Friday Fun: Cooking at the Library

Did you guys know that Julia Child is a YouTube star? Not quite on the order of Keyboard Cat, but nonetheless, you can watch the French Chef herself on YouTube. I know this because when I took Reference for my MLS at Simmons, we had to find videos of Julia Child for an assignment about online reference. It’s really not that hard. Here’s Julia making (misspelled in the title!) omelets.

Also, did you know that you can check out cookbooks at your local library? If you want some new holiday recipes, let’s say, but don’t feel like shelling out for a book you’ll only use a few times a year, or you live in a small apartment and don’t have room for more cookbooks, or you just want to try something new without committing, you can borrow a cookbook from the library! I searched my local public library catalog (the Merrimack Valley Library Consortium) and found more than 2,600 results with a keyword search for “cookbook” and more than 3,100 results with a subject search for “cookery.”

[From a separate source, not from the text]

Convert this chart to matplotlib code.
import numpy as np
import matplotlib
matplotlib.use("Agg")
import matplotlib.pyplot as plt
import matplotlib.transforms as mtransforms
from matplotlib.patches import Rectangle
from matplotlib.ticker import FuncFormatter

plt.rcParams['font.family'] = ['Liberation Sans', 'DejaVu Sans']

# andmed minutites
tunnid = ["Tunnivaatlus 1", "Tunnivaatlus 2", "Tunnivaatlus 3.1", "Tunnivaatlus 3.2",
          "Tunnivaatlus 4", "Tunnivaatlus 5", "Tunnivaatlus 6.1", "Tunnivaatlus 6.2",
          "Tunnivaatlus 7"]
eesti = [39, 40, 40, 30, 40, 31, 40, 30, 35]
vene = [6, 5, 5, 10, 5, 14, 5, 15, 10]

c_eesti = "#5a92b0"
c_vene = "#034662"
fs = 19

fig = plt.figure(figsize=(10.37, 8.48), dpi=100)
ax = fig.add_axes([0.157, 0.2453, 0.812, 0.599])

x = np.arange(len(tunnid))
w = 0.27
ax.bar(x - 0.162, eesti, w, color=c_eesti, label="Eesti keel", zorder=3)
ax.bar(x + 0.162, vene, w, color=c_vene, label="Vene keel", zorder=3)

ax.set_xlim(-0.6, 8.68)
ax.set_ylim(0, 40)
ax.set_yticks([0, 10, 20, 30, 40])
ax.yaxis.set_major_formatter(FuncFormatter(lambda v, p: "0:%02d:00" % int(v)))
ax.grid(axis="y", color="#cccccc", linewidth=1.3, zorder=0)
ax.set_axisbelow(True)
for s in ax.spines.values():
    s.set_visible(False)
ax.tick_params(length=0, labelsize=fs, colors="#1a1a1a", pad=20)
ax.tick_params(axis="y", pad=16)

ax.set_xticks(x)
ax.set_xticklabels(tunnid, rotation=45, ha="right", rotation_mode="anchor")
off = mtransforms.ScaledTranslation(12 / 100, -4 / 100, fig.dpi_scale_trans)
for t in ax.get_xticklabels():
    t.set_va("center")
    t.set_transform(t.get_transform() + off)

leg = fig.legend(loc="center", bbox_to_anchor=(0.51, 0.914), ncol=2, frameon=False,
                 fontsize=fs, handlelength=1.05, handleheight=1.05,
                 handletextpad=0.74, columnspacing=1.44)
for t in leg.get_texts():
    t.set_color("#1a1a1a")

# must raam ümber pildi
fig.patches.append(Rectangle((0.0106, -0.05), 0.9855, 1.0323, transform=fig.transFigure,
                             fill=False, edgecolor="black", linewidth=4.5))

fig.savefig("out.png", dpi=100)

Why “cookery,” you ask? Because the Library of Congress is weird. The subject heading for what you and I would call “cooking” was “cookery” up until 2009 (warning: that link is to a PDF). It’s been changed, but these things take a while to filter down, and that’s maybe why you shouldn’t attempt a subject keyword search on your library’s online catalog unless you know the official subject heading you’re looking for–and who does? Instead you might try looking at the 641 section if your library uses Dewey (most American public libraries) or TX642-840 if they use Library of Congress Classification (most American academic libraries). You could also visit the Schlesinger Library at the Radcliffe Institute in Cambridge and look at their culinary collection, one of the best anywhere.